On March 8, 2012 the U.S. House of Representatives passed the Jumpstart Our Business Startups (JOBS) Act. The stated purpose of the JOBS Act is to increase U.S. job creation and economic growth by improving access to the public capital markets for emerging growth companies. The JOBS Act seeks to reduce securities law burdens on start-ups and small businesses to make capital more accessible.
The House bill passed with a 390 to 23 vote and is supported by President Obama and his administration. While the bill needs to pass the Senate before it can become law, the strong showing of bipartisan support and momentum seem to indicate that a law resembling the House bill will be passed in the coming months.
If approved by the Senate and signed into law in its current form, the JOBS Act would:
Delay the initial cost of going public for newly public companies that have annual revenues of less than $1 billion through the creation of the “emerging growth company” designation, providing a phase-in period of up to five years before requiring compliance with certain Securities and Exchange Commission (SEC) Regulations, including regulations related to “say on pay,” audited financial statement disclosures in an initial public offering, and compliance with the Sarbanes Oxley Act of 2002
Require the SEC to remove the current prohibition under Rule 506 of Regulation D, which has banned the use of general solicitation or advertisements, including social media, in the private placement of a company’s securities (provided that all purchasers in the private placement are “accredited investors”), thereby allowing for greater exposure to a wider range of potential investors
Remove SEC restrictions that prevent “crowdfunding,” so entrepreneurs who raise up to $1 million (or up to $2 million if the company provides audited financial statements) can raise equity capital from a large pool of small investors who may or may not be considered accredited, provided that no investor purchases more than 1) $10,000 or 2) 10% of such investor’s annual income, whichever amount is lower
Raise the limit for Regulation A offerings from $5 million to $50 million and exempt Regulation A offerings from state securities laws, provided that the securities sold in the Regulation A offering are either 1) offered or sold through a broker-dealer, 2) offered or sold on a national securities exchange, or 3) sold to a qualified purchaser (as defined by the SEC)
Increase the maximum number of shareholders of record that a private company may have before being required to register as a public company pursuant to the Securities Exchange Act of 1934 (the 1934 Act), from 500 to 2,000 shareholders (provided that fewer than 500 of such shareholders are non-accredited investors), which allows start-ups to raise private capital from a larger pool of investors before having to register as a public company
Increase the maximum number of shareholders of record that a private bank or bank holding company may have before being required to register as a public company pursuant to the 1934 Act, from 500 to 2,000, and would permit public bank or bank holding companies to terminate their 1934 Act reporting requirements if they have fewer than 1,200 shareholders of record
Exclude 1) those shareholders who received their securities pursuant to an employee compensation plan and 2) “crowdfunding” investors from the above shareholder of record calculations.
Considerations for Start-Ups
Generally, it appears that the JOBS Act should be a positive development for small businesses and start-ups trying to raise capital, as it would make the process less cumbersome, increase access to investors, and, for some companies, reduce regulatory burdens.

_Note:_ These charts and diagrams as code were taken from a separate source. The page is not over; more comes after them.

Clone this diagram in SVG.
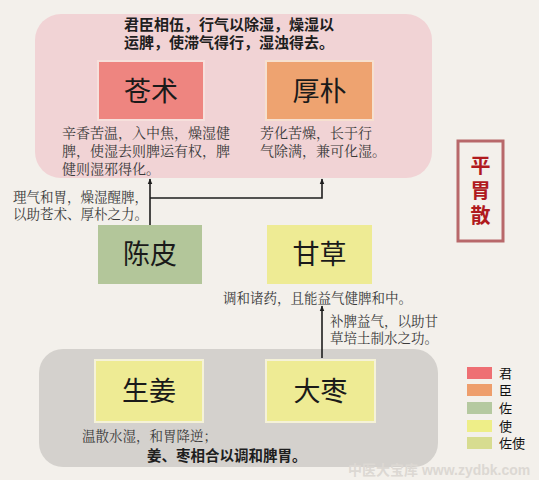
<svg xmlns="http://www.w3.org/2000/svg" width="539" height="480" viewBox="0 0 539 480">
<defs>
<style>
.t{font-family:"Liberation Sans","Noto Sans CJK SC",sans-serif;}
.s{font-family:"Liberation Serif","Noto Serif CJK SC","Noto Sans CJK SC",serif;font-size:13.5px;fill:#3a3a3a;}
.m{font-size:14px;}
.big{font-family:"Liberation Sans","Noto Sans CJK SC",sans-serif;font-size:27px;fill:#1a1a1a;text-anchor:middle;}
.bold{font-family:"Liberation Sans","Noto Sans CJK SC",sans-serif;fill:#1e1e1e;font-weight:bold;}
.ln{stroke:#1e1e1e;stroke-width:1.6;fill:none;}
.leg{font-family:"Liberation Sans","Noto Sans CJK SC",sans-serif;font-size:13px;fill:#111;}
.ti{font-family:"Liberation Sans","Noto Sans CJK SC",sans-serif;font-size:20px;font-weight:bold;fill:#b01a1e;text-anchor:middle;}
</style>
<marker id="ah" viewBox="0 0 10 10" refX="9" refY="5" markerWidth="6" markerHeight="6" orient="auto-start-reverse" markerUnits="userSpaceOnUse">
<path d="M0,1 L10,5 L0,9 z" fill="#1e1e1e"/>
</marker>
</defs>
<rect width="539" height="480" fill="#f3f0eb"/>
<g id="group-top">
<rect x="35" y="14" width="397" height="164" rx="26" fill="#f1d3d5"/>
<text class="bold" font-size="15"><tspan x="124" y="30">君臣相伍，行气以除湿，燥湿以</tspan><tspan x="124" y="48">运脾，使滞气得行，湿浊得去。</tspan></text>
</g>
<g id="group-bottom">
<rect x="39" y="349" width="399" height="118" rx="24" fill="#d4d1cd"/>
<text class="bold" x="147" y="461" font-size="14.5">姜、枣相合以调和脾胃。</text>
</g>
<g id="connectors">
<line class="ln" x1="150" y1="225" x2="150" y2="179" marker-end="url(#ah)"/>
<polyline class="ln" points="150,198 322,198 322,179" marker-end="url(#ah)"/>
<line class="ln" x1="322" y1="358" x2="322" y2="306" marker-end="url(#ah)"/>
</g>
<g id="node-cangzhu">
<rect x="98" y="61" width="106" height="59" fill="#ee8580" stroke="#f6e0dc" stroke-width="2"/>
<text class="big" x="151" y="101">苍术</text>
<text class="s m"><tspan x="62" y="138">辛香苦温，入中焦，燥湿健</tspan><tspan x="62" y="156">脾，使湿去则脾运有权，脾</tspan><tspan x="62" y="174">健则湿邪得化。</tspan></text>
</g>
<g id="node-houpo">
<rect x="266" y="61" width="107" height="59" fill="#eea370" stroke="#f6e0d0" stroke-width="2"/>
<text class="big" x="319.5" y="101">厚朴</text>
<text class="s m"><tspan x="260" y="138">芳化苦燥，长于行</tspan><tspan x="260" y="156">气除满，兼可化湿。</tspan></text>
</g>
<g id="node-chenpi">
<rect x="98" y="225" width="104" height="59" fill="#b3c69a"/>
<text class="big" x="150" y="264">陈皮</text>
<text class="s"><tspan x="13" y="202">理气和胃，燥湿醒脾，</tspan><tspan x="13" y="219">以助苍术、厚朴之力。</tspan></text>
</g>
<g id="node-gancao">
<rect x="267" y="225" width="105" height="59" fill="#eeeb94"/>
<text class="big" x="319.5" y="264">甘草</text>
<text class="s" x="223" y="303">调和诸药，且能益气健脾和中。</text>
<text class="s"><tspan x="330" y="326">补脾益气，以助甘</tspan><tspan x="330" y="343">草培土制水之功。</tspan></text>
</g>
<g id="node-shengjiang">
<rect x="95" y="360" width="108" height="62" fill="#eeeb94" stroke="#f5f2d8" stroke-width="2"/>
<text class="big" x="149" y="401">生姜</text>
<text class="s" x="82" y="441">温散水湿，和胃降逆；</text>
</g>
<g id="node-dazao">
<rect x="266" y="360" width="109" height="62" fill="#eeeb94" stroke="#f5f2d8" stroke-width="2"/>
<text class="big" x="320.5" y="401">大枣</text>
</g>
<g id="title">
<rect x="458" y="141" width="45" height="100" fill="#f3f0eb" stroke="#b8686a" stroke-width="3"/>
<text class="ti"><tspan x="480.5" y="173">平</tspan><tspan x="480.5" y="198">胃</tspan><tspan x="480.5" y="223">散</tspan></text>
</g>
<g id="legend">
<rect x="467" y="367" width="25" height="12" fill="#ee6f73"/>
<rect x="467" y="384" width="25" height="12" fill="#ee9e6c"/>
<rect x="467" y="402" width="25" height="12" fill="#b5c9a0"/>
<rect x="467" y="420" width="25" height="12" fill="#eeee88"/>
<rect x="467" y="437" width="25" height="12" fill="#d7dc90"/>
<text class="leg" x="499" y="378">君</text>
<text class="leg" x="499" y="395">臣</text>
<text class="leg" x="499" y="413">佐</text>
<text class="leg" x="499" y="431">使</text>
<text class="leg" x="499" y="448">佐使</text>
</g>
<text class="t" x="348" y="475" font-size="14" font-weight="bold" fill="#dcd8d3">中医大宝库 www.zydbk.com</text>
</svg>
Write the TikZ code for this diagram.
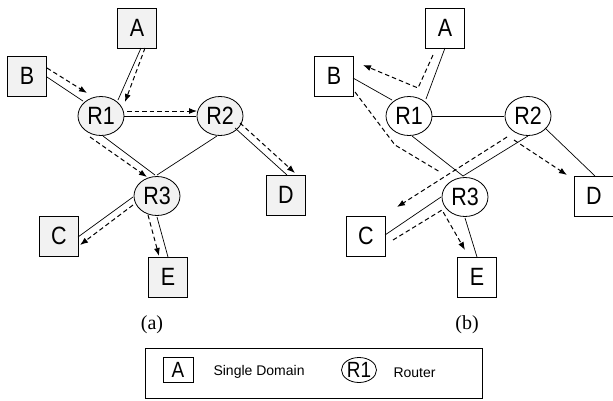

However, antifraud provisions would still apply to offerings and sales of securities, even if exempt from registration requirements, so companies must still be mindful of appropriate disclosures.
In addition, there can be drawbacks to targeting a large pool of smaller investors. For example, small shareholders have rights to inspect the company’s books and records, rights to bring a derivative claim on behalf of the company, and, often, some protections against oppression by the controlling stakeholders, all of which may add additional layers of complexity for the management team. Further, the costs incurred in connection with a large shareholder base can be significant, including execution of subscription documents, shareholder agreements and similar documentation, and implementation of transfer restrictions. Finally, venture capital investors and other sophisticated investors may be discouraged from investing in companies with larger shareholder bases in an effort to avoid the administrative headaches, costs, and potentially greater litigation risk that some believe are caused by large shareholder bases.